N.B. Neither django_pdb nor pdb are installed by the buildout. You must install them manually, for example with pip, in your development environment so you do not disrupt the installation of projects being integrated or in production. You must also add the required breakpoints yourself.
See the the django-pdb Readme for more usage details.
Note
django-pdb should be put at the end of settings.INSTALLED_APPS :
“Make sure to put django_pdb after any conflicting apps in INSTALLED_APPS so that they have priority.”
So with the automatic loading system for the mods, you should enable it with a name like “zpdb”, to assure that it is loaded at the end of the loading loop.
porticus¶
Add Django Porticus to your project to manage file galleries.
There is a DjangoCMS plugin for Porticus, it is not enabled by default, you will have to uncomment it in the mod settings.
recaptcha¶
Enable the Django reCaptcha module to integrate a field of the captcha type via the Service reCaptcha. This integration uses a special template and CSS to make it responsive.

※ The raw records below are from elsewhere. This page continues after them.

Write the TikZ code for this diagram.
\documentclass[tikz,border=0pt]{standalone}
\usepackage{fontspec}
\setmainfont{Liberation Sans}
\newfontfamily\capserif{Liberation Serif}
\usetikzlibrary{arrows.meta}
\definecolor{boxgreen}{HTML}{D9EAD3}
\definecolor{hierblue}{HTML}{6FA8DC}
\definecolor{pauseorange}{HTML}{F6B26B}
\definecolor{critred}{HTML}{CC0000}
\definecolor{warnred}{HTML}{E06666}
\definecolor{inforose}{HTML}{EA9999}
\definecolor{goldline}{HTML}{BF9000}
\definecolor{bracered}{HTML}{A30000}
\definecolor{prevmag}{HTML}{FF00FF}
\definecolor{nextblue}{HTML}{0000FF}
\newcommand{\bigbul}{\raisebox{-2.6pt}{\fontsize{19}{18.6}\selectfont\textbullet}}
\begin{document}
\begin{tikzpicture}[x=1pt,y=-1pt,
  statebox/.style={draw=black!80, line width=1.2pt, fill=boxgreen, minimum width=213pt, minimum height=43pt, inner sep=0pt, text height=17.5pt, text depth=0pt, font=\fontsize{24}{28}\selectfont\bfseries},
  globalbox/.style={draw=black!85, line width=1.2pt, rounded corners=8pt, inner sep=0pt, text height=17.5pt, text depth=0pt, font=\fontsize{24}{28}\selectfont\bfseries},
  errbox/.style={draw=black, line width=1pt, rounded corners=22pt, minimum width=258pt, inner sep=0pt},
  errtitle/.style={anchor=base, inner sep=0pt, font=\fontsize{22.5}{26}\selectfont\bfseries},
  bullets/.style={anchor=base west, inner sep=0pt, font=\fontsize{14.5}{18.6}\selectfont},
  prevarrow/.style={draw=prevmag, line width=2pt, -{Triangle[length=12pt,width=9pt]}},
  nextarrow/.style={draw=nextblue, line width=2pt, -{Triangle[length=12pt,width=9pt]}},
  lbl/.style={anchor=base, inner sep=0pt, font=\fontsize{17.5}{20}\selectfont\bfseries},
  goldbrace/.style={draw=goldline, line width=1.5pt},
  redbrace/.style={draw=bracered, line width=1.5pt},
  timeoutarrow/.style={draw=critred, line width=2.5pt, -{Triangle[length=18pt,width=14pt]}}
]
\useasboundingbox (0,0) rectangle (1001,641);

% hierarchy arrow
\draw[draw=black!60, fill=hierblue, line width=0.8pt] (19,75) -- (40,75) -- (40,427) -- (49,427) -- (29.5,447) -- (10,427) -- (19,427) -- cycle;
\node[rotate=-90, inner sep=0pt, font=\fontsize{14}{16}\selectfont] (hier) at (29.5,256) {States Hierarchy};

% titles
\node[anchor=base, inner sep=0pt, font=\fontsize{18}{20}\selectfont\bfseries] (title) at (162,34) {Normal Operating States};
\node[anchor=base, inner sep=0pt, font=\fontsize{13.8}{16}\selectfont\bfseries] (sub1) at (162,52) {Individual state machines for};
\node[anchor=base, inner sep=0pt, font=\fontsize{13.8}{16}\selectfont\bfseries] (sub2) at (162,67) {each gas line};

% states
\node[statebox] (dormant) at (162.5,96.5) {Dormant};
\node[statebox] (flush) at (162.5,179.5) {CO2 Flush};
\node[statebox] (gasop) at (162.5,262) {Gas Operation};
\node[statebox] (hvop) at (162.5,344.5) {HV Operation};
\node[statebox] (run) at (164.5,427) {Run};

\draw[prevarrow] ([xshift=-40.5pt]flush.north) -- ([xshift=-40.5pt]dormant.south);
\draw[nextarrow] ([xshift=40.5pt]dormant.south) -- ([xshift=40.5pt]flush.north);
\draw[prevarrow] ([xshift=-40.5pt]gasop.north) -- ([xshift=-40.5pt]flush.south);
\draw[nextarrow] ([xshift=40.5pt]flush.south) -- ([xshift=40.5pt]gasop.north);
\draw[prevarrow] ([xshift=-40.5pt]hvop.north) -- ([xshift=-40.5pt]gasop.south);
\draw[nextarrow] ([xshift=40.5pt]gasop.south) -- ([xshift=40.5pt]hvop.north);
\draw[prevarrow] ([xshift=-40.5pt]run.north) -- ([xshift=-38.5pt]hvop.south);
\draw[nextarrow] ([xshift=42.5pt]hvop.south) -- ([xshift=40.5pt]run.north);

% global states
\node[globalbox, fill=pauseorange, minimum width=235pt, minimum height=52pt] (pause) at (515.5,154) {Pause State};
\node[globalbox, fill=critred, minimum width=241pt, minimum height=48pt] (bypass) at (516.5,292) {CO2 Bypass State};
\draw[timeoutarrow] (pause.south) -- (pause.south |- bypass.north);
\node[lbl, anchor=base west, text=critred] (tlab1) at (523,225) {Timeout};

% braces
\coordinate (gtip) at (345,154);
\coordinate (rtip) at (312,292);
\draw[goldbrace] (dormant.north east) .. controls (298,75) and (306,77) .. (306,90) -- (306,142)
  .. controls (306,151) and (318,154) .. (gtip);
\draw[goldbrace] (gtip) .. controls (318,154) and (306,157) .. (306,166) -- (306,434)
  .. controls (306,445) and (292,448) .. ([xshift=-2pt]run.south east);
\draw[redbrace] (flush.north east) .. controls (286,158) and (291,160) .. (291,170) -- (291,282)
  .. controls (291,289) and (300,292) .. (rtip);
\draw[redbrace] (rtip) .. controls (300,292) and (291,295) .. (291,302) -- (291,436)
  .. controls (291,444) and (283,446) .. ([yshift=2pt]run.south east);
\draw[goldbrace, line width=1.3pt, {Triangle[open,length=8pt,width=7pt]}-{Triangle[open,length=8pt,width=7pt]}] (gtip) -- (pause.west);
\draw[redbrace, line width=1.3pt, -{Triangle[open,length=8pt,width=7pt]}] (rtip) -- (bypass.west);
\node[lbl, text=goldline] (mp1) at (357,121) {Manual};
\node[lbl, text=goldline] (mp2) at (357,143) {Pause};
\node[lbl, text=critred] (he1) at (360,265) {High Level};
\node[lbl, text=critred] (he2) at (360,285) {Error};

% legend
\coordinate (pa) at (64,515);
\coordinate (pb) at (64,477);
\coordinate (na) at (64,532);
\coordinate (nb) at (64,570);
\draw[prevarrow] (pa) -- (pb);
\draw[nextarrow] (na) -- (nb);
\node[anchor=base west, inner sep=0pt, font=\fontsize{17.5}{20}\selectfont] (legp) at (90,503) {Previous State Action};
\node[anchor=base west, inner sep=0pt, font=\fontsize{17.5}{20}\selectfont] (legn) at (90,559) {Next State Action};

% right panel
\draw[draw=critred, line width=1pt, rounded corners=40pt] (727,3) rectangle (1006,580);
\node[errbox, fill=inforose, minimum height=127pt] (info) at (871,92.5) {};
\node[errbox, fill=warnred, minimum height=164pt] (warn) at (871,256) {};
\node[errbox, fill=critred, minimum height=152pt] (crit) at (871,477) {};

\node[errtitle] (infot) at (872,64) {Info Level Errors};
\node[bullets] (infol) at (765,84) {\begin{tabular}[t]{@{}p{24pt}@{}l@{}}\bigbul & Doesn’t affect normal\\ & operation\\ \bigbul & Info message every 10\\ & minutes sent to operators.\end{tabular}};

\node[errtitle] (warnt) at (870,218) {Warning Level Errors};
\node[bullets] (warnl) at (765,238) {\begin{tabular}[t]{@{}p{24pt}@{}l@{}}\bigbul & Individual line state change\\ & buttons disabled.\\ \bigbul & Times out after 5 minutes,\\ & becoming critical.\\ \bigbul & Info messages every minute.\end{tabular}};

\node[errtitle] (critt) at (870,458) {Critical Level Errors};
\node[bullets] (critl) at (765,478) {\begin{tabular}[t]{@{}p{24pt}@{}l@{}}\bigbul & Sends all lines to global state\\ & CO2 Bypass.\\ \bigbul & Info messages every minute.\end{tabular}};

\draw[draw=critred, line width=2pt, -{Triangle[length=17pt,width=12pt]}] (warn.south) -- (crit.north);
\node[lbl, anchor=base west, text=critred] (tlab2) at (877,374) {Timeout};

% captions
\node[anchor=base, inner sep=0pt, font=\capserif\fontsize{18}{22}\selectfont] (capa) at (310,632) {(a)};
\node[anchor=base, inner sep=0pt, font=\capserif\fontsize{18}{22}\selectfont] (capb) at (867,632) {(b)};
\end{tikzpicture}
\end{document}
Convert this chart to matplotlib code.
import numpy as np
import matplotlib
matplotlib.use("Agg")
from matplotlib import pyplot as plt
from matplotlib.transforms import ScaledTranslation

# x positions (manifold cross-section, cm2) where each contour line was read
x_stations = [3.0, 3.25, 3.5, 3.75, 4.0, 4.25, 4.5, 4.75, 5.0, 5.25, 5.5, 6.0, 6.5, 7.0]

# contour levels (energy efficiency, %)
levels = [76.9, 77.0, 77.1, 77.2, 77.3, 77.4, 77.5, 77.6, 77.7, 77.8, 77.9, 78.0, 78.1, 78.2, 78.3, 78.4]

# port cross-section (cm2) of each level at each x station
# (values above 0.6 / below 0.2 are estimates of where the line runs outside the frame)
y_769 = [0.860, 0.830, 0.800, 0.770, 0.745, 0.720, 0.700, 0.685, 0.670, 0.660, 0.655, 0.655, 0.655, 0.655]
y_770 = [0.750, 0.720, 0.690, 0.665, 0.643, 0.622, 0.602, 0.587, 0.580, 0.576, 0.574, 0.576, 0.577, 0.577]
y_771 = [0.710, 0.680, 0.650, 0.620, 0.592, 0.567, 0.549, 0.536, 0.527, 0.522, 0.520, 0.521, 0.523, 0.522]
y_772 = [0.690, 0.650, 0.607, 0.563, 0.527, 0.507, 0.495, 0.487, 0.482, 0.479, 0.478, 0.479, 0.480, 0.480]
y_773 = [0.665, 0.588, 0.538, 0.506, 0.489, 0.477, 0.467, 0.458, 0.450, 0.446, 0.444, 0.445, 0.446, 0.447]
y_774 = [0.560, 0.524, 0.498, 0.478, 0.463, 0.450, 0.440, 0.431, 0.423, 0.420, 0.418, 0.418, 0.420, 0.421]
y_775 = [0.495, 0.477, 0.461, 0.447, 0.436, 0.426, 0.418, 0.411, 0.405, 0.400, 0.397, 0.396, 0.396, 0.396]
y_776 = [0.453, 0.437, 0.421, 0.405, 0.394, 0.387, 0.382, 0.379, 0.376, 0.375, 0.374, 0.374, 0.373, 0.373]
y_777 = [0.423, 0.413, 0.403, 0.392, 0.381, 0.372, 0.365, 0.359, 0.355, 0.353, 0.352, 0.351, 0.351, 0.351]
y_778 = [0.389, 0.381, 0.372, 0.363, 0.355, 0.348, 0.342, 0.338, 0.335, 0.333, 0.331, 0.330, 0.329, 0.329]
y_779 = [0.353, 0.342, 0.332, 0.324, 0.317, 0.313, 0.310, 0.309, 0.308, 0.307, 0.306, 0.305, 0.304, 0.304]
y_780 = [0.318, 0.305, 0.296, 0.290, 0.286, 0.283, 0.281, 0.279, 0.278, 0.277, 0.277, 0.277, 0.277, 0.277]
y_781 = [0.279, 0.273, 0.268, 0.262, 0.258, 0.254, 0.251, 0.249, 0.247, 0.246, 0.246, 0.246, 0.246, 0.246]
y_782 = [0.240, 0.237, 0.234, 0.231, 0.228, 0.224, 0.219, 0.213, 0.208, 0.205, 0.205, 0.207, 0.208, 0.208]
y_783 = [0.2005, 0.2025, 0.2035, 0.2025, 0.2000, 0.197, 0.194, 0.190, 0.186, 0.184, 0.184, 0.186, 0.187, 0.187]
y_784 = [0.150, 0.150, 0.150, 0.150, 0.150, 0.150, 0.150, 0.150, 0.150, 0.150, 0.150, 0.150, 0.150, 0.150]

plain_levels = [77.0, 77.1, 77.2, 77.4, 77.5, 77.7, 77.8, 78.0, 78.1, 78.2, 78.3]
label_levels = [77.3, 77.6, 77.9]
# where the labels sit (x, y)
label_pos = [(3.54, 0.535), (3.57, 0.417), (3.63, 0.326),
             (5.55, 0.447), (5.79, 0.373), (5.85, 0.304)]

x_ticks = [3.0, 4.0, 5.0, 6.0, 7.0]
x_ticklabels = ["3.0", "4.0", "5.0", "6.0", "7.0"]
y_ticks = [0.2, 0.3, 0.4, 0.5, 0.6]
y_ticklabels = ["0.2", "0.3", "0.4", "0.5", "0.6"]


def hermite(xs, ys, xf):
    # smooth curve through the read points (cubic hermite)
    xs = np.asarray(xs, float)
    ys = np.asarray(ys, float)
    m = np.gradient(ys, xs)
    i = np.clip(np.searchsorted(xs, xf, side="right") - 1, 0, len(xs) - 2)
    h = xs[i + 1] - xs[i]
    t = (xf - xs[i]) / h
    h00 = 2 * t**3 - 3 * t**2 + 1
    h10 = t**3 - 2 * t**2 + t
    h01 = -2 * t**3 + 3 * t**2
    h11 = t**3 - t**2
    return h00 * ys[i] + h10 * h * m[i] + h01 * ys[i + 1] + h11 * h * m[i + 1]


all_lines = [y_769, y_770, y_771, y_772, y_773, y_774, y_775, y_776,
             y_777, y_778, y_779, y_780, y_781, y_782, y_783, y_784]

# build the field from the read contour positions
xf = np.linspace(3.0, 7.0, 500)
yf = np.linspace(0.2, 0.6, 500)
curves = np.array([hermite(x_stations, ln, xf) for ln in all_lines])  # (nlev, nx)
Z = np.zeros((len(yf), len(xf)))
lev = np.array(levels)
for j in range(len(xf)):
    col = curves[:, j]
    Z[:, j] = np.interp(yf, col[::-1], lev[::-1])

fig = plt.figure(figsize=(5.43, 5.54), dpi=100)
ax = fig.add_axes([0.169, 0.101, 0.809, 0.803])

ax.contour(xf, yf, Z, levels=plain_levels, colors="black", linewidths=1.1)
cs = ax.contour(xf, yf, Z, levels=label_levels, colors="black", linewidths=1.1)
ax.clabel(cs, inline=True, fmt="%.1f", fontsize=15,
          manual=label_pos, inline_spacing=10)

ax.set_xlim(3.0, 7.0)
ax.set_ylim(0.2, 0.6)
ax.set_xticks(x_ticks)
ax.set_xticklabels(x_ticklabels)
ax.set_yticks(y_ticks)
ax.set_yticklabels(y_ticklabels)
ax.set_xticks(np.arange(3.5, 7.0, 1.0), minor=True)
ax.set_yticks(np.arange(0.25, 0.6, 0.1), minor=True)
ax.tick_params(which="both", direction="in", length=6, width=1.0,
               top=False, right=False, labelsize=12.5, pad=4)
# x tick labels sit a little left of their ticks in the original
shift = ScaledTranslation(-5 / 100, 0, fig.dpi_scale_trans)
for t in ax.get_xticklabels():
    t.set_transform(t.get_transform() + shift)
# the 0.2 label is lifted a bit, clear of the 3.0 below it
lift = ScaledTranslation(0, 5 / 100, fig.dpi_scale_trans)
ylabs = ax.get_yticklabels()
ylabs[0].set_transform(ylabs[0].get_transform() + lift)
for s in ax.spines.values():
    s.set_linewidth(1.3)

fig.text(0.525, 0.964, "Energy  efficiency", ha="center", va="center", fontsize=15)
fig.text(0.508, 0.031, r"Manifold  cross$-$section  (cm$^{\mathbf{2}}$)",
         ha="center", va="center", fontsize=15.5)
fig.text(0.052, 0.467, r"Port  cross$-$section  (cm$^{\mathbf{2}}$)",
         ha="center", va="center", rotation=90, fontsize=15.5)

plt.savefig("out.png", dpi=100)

If you do in fact use this module, go to its mods setting file (or that of your environment) to fill in the public key and the private key to be used to transmit the data required.
By default, these keys are filled in with a fake value and the captcha’s form field therefore sends back a silent error (a message is inserted into the form without creating a Python Exception).
sendfile¶
Enable django-sendfile that is somewhat like a helper around the X-SENDFILE headers, a technic to process some requests before let them pass to the webserver.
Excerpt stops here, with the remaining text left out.